In “Se rat kay kap manje kay,” Rioux lays out his strongly Paris/Francophonie-centric world view. Rioux’s claim that French ideals inspired the Haitian Revolution is offensive. While the French Revolution of 1789 opened some political space for the revolutionary slaves, the Africans of Saint Domingue repeatedly resisted the barbaric French-run plantation economy.

The Paris-based correspondent’s criticism of Black American cultural influence in Haiti is bizarre. While it is important to question all elements of the U.S.’s immense power over that country, other manifestations of American power are far more damaging.

Anyone genuinely concerned about Haiti must challenge U.S. power there

Rioux’s suggestion that Haitians look to Québec as a counterweight to U.S./Anglo dominance is the most important element of his much-criticized story to unravel. To make his point, Rioux reaches back to the 1943 visit of Haitian president Élie Lescot to Canada. During his trip, Lescot received an honorary degree from l’Université de Laval and was feted by Québec Premier Adélard Godbout. But, complains Rioux, Lescot received a much frostier reception from Prime Minister McKenzie King in Ottawa, supposedly reflecting Anglo indifference to Haiti.

But, Lescot’s presidency was largely the product of U.S. influence in the country. A member of Haiti’s comprador bourgeoisie, Lescot took power not long after the end of the U.S. military occupation, and throughout his time as president, the U.S. controlled the Banque de la République d’Haïti, the country’s central bank. In partnership with the U.S., Lescot expelled peasants from more than 100,000 hectares, razing their homes and destroying more than a million fruit trees in an ultimately unsuccessful effort to cultivate rubber for the U.S. war machine. He deepened the U.S.-created Army’s repressive Section Chief system in rural areas, and Lescot was close to Dominican dictator Rafael Trujillo, who ordered the 1937 slaughter of 20,000 Haitians out of fear they were “darkening” his country.

Lescot’s visit to Québec, notes Sean Mills in A Place in the Sun: Haiti, Haitians, and the Remaking of Quebec, reflected the growing ties between Catholic, French-speaking Québecers and the Haitian elite. They were generally hostile towards the overwhelming majority of Kreyòl speaking, vodou practicing, moun andeyò (country people). In 1941-42, Lescot supported the Catholic church’s anti-superstition campaign that targeted vodou practitioners for arrest, beatings, and even death.

Quebec Premier Jean Charest met with Prime Minister Gérard Latortue at his Montréal office in 2006.

In 1946 Lescot was ousted by a worker/student/peasant uprising in what historian Laurent Dubois, author of Haiti: The Aftershocks of History, describes as the first successful popular overthrow of a U.S.-backed regime in the Americas.

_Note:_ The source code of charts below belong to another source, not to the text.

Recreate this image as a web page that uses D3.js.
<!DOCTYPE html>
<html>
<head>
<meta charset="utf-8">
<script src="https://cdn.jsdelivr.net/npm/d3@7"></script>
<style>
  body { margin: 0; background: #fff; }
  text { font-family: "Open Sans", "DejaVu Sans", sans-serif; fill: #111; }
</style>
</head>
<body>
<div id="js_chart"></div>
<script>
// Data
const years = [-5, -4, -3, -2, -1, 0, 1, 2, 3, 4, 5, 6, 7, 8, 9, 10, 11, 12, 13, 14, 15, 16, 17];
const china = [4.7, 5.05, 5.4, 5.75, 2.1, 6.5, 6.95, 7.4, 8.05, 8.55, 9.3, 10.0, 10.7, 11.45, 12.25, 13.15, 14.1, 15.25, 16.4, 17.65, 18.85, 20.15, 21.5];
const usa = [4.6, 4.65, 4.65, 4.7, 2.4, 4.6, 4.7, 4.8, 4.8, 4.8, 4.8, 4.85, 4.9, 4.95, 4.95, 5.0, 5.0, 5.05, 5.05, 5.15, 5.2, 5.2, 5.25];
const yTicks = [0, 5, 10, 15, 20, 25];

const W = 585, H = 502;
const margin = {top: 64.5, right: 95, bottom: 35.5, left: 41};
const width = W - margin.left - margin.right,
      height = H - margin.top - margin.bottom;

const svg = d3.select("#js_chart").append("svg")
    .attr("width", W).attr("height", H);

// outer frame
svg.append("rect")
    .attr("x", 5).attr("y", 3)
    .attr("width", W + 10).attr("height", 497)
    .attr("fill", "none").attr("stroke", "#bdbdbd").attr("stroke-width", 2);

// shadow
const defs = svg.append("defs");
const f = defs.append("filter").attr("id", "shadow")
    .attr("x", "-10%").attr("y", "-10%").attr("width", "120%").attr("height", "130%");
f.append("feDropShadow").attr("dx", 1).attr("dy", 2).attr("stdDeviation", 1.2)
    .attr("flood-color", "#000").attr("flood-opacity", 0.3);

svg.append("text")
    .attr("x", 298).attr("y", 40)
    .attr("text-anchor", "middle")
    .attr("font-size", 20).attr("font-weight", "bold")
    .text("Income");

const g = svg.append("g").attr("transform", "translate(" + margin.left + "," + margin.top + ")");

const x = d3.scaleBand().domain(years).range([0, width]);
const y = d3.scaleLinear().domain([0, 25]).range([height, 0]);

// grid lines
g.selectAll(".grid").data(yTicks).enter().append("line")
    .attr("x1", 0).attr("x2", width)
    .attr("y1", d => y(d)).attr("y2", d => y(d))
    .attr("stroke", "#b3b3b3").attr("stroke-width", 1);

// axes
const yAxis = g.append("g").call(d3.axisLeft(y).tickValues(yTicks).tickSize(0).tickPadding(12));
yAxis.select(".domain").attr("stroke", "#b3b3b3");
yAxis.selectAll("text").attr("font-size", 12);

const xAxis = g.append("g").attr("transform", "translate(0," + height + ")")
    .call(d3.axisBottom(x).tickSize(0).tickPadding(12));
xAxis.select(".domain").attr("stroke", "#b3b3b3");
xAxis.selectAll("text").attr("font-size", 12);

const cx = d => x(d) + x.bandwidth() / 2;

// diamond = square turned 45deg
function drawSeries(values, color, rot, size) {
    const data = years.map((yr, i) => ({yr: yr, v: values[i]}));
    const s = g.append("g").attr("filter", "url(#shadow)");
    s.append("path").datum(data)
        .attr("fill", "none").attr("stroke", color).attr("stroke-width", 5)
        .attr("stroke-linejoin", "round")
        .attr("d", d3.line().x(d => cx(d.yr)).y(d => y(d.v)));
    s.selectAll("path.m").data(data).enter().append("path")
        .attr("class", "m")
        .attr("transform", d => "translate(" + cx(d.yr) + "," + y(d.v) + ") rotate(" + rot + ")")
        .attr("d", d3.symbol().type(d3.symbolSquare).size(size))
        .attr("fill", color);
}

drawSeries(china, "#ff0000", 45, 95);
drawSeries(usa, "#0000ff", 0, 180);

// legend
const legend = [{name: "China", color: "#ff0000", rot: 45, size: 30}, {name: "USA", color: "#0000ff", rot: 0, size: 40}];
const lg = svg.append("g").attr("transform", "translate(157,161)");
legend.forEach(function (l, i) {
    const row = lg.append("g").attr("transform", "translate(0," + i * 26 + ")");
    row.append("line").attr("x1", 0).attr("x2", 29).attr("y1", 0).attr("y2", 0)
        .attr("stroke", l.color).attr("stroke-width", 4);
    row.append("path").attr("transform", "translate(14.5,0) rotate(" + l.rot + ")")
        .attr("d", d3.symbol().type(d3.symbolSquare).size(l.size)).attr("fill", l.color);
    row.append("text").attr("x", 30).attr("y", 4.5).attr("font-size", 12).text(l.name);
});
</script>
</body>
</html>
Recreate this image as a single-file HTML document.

Lescot’s ouster ushered in a social reformist government. The first black president since the U.S. occupied the country in 1915, Dumarsais Estimé substantially increased the number of black professionals in cabinet and civil service positions.

Québec’s support for Lescot didn’t benefit most Haitians. Nor did it challenge U.S. dominance over the country.

To take a more recent example, the same can be said for Quebec Premier Jean Charest’s meeting with Prime Minister Gerard Latortue at his Montréal office in 2006. After living in Florida for many years, Latortue was installed following the U.S.-led ouster of thousands of elected officials, including President Jean Bertrand Aristide, in 2004. Charest’s diplomatic support for Latortue reinforced, rather than undermined, Washington’s grip over the country.

Anyone genuinely concerned about Haiti must challenge U.S. power there. As such, Solidarity Québec Haiti is rallying in front of the U.S. Consulate on July 28 to mark the 105th anniversary of its first brutal military occupation. Washington — backed by Canada/Québec — continues to largely determine Haitian affairs. The only reason, for instance, the corrupt and repressive Jovenel Moïse remains president is because of U.S. backing.

In a future column, Rioux should look beyond the threats posed by hip-hop and investigate the deleterious impact U.S. diplomatic, aid, military, and intelligence officials have had and continue to have in Haiti.